Given problem:
Below, find the line containing "What seaborn and" and the line containing "import seaborn as sns"; reproduce exactly those two and every line between them, omitting pictures.

Data lines:

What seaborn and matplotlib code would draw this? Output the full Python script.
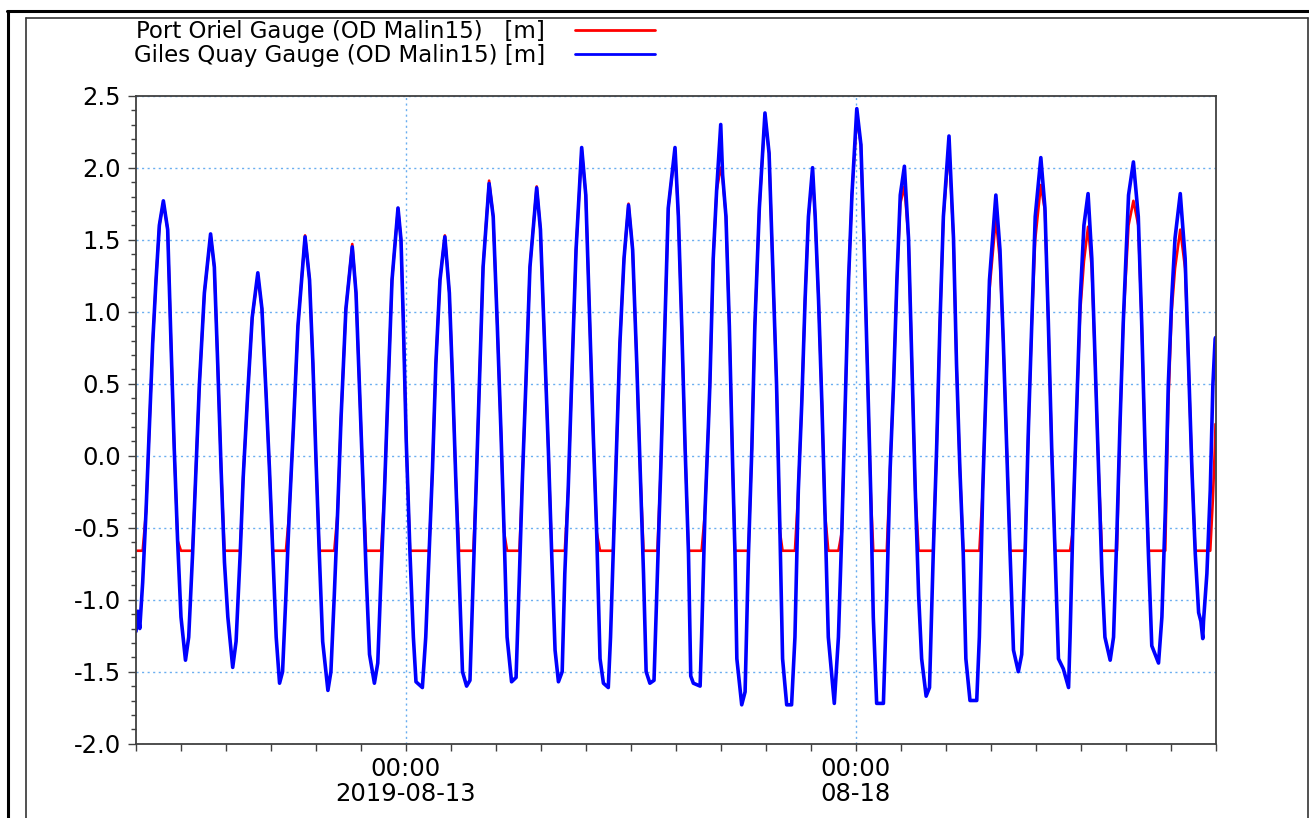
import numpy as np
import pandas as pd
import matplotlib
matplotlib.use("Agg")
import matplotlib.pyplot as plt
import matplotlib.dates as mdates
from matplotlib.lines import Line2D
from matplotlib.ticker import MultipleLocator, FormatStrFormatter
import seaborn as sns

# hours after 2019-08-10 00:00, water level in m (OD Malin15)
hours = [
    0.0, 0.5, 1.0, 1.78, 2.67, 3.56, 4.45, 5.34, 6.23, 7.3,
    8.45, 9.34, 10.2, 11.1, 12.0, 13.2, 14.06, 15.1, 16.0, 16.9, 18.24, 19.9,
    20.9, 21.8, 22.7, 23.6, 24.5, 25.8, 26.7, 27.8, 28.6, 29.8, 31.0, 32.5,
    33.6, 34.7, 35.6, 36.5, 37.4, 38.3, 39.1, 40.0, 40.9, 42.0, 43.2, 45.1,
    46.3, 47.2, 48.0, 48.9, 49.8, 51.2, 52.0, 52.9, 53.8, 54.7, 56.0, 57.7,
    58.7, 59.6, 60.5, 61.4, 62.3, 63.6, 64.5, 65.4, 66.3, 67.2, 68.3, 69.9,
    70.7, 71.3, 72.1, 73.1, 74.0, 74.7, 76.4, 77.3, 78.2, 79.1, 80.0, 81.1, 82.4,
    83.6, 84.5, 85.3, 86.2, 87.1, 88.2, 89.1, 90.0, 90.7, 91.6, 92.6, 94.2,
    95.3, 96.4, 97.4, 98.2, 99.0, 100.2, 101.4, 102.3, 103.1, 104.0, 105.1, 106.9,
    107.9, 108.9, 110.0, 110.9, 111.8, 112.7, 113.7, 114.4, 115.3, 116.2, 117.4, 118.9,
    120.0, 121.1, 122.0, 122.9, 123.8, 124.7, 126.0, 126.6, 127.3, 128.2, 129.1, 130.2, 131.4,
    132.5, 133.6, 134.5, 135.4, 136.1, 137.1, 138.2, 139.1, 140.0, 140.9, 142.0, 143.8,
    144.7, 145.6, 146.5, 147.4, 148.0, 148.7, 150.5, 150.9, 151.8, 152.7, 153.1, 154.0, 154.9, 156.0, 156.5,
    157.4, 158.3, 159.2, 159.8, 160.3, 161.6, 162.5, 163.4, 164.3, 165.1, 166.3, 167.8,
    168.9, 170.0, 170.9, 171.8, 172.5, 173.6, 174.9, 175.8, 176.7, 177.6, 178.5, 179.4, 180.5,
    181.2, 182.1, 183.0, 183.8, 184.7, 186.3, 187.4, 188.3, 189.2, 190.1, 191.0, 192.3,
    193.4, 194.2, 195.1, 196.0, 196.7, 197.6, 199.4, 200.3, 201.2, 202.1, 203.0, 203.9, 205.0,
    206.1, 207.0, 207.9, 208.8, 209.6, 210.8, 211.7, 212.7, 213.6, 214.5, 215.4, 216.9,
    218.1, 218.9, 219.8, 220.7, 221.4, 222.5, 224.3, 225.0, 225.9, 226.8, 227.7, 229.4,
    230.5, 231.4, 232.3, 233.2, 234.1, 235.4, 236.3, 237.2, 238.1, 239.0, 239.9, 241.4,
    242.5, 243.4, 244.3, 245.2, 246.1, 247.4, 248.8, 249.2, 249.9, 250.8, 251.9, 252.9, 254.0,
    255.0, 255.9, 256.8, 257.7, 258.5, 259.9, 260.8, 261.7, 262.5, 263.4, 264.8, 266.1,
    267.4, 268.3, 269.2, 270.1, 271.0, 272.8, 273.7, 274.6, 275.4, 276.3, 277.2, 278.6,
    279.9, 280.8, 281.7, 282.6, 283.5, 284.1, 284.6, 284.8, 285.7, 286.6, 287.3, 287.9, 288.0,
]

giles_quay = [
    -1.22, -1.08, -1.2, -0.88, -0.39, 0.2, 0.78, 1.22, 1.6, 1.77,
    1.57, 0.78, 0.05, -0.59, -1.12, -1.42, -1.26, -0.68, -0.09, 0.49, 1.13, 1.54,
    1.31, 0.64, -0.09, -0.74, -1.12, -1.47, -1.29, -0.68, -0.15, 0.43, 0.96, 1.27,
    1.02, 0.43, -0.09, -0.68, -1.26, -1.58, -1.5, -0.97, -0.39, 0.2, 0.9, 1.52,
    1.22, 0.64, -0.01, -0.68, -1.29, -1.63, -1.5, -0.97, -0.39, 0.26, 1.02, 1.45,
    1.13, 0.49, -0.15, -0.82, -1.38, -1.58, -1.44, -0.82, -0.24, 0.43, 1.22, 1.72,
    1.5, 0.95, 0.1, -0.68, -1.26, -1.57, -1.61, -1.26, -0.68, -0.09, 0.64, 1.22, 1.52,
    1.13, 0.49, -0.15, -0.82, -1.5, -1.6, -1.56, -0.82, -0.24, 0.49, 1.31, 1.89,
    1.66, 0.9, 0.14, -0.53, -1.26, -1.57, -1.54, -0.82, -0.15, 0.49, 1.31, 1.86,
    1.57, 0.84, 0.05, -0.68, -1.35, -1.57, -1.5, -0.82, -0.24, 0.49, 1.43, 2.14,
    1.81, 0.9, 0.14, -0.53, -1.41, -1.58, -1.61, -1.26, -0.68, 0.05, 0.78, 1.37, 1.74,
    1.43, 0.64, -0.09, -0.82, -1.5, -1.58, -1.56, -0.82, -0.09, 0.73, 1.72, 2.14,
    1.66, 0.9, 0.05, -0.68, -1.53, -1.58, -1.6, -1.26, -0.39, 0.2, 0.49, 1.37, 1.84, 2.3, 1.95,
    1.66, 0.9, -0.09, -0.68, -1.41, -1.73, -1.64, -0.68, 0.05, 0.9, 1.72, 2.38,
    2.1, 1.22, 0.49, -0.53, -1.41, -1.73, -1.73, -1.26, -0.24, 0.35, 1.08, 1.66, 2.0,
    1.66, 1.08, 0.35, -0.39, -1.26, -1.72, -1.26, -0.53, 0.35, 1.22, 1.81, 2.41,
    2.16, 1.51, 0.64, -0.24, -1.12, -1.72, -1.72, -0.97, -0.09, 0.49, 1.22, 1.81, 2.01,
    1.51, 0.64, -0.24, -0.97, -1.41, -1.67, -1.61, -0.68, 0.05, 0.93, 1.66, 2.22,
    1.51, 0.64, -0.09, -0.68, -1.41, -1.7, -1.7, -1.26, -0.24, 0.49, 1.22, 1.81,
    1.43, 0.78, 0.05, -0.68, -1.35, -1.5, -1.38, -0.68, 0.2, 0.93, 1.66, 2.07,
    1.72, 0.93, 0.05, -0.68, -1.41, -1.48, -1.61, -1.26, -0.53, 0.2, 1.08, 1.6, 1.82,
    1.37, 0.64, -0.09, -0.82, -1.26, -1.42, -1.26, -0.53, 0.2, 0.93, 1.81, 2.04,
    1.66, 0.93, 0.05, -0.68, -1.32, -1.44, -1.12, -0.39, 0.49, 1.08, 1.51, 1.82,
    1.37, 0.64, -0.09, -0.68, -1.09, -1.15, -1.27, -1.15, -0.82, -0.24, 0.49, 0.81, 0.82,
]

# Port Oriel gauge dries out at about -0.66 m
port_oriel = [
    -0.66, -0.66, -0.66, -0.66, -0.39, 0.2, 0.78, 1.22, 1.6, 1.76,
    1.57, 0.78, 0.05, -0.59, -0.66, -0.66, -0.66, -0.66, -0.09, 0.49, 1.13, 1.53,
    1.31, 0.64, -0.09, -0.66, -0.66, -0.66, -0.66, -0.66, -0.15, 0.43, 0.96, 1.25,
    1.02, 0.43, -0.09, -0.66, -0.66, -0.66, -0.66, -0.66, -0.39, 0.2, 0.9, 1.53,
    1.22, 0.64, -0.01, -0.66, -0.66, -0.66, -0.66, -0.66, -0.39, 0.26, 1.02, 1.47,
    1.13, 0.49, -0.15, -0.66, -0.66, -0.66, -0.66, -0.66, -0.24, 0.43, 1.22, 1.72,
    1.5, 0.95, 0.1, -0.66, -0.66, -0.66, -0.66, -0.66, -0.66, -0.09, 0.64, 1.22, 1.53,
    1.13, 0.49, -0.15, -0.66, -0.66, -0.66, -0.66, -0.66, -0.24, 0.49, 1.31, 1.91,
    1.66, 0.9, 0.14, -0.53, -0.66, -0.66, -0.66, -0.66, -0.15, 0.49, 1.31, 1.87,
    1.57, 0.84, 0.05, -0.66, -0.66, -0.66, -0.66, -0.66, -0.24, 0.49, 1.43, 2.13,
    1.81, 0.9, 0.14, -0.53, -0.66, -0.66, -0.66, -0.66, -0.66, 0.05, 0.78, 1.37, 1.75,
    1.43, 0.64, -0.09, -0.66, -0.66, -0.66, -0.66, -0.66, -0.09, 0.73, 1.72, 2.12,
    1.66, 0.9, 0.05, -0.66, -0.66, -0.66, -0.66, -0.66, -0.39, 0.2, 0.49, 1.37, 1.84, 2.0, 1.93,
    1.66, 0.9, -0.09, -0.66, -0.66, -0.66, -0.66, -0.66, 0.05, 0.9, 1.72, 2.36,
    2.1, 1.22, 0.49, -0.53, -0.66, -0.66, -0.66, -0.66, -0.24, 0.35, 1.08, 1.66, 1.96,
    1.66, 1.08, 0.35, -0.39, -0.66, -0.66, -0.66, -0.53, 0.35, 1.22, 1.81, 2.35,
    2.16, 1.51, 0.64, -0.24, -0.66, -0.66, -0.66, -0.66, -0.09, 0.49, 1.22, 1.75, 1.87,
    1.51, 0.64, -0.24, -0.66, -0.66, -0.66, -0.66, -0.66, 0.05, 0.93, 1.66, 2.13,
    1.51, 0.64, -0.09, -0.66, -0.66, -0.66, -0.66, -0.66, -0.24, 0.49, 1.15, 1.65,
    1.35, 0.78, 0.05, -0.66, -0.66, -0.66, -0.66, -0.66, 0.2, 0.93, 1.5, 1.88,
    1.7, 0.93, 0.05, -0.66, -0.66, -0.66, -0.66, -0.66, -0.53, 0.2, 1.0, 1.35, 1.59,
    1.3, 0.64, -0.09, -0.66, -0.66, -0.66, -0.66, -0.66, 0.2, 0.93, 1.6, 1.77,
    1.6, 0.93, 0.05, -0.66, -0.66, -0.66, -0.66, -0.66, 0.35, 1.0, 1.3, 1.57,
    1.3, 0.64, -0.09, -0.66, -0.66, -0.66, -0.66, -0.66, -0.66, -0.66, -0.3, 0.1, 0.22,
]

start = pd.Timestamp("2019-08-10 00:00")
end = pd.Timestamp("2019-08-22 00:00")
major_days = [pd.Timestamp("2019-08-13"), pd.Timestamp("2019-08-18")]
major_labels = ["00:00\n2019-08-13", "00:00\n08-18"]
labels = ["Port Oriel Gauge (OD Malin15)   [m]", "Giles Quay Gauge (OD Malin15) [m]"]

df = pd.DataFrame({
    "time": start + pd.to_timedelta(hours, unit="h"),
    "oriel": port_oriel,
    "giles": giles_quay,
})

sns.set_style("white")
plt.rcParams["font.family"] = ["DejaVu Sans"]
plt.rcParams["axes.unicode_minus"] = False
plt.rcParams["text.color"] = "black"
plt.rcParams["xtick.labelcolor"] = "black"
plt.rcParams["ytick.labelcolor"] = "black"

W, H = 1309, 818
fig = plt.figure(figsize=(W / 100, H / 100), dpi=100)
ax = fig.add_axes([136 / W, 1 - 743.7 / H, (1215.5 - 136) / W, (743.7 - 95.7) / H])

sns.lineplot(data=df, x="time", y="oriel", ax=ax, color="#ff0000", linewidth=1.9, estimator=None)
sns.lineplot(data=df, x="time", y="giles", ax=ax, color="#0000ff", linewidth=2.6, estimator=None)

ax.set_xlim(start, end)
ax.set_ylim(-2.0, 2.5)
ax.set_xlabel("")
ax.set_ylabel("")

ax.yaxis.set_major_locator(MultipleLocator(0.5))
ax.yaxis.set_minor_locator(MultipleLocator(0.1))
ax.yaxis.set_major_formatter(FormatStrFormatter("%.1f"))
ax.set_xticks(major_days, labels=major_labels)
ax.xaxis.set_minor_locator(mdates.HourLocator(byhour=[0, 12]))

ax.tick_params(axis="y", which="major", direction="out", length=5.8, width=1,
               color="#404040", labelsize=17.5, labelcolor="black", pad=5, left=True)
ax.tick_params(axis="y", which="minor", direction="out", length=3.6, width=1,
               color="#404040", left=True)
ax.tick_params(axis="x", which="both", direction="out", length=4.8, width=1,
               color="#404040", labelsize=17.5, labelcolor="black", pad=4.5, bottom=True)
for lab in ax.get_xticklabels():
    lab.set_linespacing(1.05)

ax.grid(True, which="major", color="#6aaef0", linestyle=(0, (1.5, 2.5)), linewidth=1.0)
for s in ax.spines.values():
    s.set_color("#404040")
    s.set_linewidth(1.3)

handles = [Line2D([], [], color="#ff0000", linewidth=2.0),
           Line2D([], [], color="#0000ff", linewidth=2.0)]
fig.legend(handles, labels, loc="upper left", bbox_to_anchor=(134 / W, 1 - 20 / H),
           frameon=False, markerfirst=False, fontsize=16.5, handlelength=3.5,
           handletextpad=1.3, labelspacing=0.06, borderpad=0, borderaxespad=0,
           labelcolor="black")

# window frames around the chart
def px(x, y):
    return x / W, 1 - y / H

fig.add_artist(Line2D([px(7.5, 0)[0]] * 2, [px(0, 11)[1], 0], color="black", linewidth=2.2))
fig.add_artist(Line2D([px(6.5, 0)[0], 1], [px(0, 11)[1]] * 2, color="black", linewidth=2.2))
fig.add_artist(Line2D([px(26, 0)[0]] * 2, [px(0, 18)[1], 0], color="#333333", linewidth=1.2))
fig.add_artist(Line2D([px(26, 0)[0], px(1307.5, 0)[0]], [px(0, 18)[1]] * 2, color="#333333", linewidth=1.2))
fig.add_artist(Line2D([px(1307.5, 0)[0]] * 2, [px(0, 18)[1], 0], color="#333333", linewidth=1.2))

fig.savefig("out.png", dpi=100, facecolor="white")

---

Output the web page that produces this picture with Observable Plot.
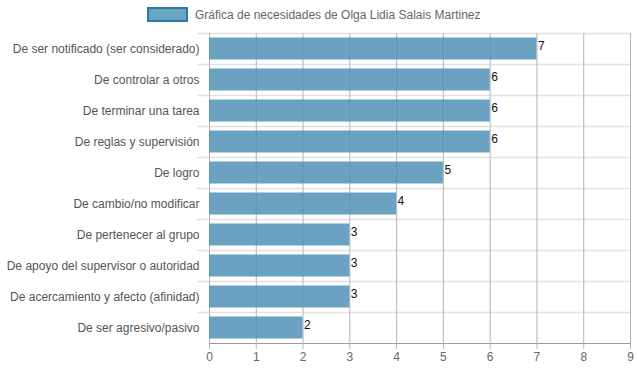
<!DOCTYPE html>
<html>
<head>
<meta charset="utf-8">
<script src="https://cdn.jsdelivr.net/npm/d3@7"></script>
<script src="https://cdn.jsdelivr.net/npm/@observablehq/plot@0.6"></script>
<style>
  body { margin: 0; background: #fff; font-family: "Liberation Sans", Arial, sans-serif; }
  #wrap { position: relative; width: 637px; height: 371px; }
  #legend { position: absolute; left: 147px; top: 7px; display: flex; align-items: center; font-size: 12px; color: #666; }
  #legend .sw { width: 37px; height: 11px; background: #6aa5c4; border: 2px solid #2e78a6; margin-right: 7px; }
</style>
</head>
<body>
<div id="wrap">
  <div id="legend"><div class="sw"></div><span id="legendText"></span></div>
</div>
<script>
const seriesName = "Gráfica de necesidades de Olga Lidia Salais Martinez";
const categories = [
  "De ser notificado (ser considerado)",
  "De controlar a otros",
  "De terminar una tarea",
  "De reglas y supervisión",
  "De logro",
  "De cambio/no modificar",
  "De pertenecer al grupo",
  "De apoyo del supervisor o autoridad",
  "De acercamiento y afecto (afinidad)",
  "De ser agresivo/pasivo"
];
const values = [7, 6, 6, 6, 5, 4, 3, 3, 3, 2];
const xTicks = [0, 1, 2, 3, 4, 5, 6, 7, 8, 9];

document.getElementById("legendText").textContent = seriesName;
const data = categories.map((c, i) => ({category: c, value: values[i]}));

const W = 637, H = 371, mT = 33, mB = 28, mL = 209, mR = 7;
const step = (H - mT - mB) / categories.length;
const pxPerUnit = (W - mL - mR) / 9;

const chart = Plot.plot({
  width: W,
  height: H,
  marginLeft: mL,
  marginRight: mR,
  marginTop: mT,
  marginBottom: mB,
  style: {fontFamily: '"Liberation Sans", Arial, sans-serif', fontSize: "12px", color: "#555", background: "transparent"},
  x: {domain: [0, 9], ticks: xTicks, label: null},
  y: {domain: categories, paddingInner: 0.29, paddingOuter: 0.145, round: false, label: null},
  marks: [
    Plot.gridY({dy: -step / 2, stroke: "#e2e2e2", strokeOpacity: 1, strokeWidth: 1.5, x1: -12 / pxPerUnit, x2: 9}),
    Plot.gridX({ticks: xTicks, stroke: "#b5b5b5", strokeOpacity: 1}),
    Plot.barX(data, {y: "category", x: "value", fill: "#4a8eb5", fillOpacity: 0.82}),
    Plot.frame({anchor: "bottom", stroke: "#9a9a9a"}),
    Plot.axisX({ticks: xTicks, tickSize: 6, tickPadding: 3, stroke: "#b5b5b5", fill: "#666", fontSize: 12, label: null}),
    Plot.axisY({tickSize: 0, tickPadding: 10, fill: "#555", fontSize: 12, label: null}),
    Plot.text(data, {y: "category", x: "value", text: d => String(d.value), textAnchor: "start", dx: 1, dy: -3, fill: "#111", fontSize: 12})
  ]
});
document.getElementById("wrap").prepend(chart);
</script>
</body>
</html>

Result:
What seaborn and matplotlib code would draw this? Output the full Python script.
import numpy as np
import pandas as pd
import matplotlib
matplotlib.use("Agg")
import matplotlib.pyplot as plt
import matplotlib.dates as mdates
from matplotlib.lines import Line2D
from matplotlib.ticker import MultipleLocator, FormatStrFormatter
import seaborn as sns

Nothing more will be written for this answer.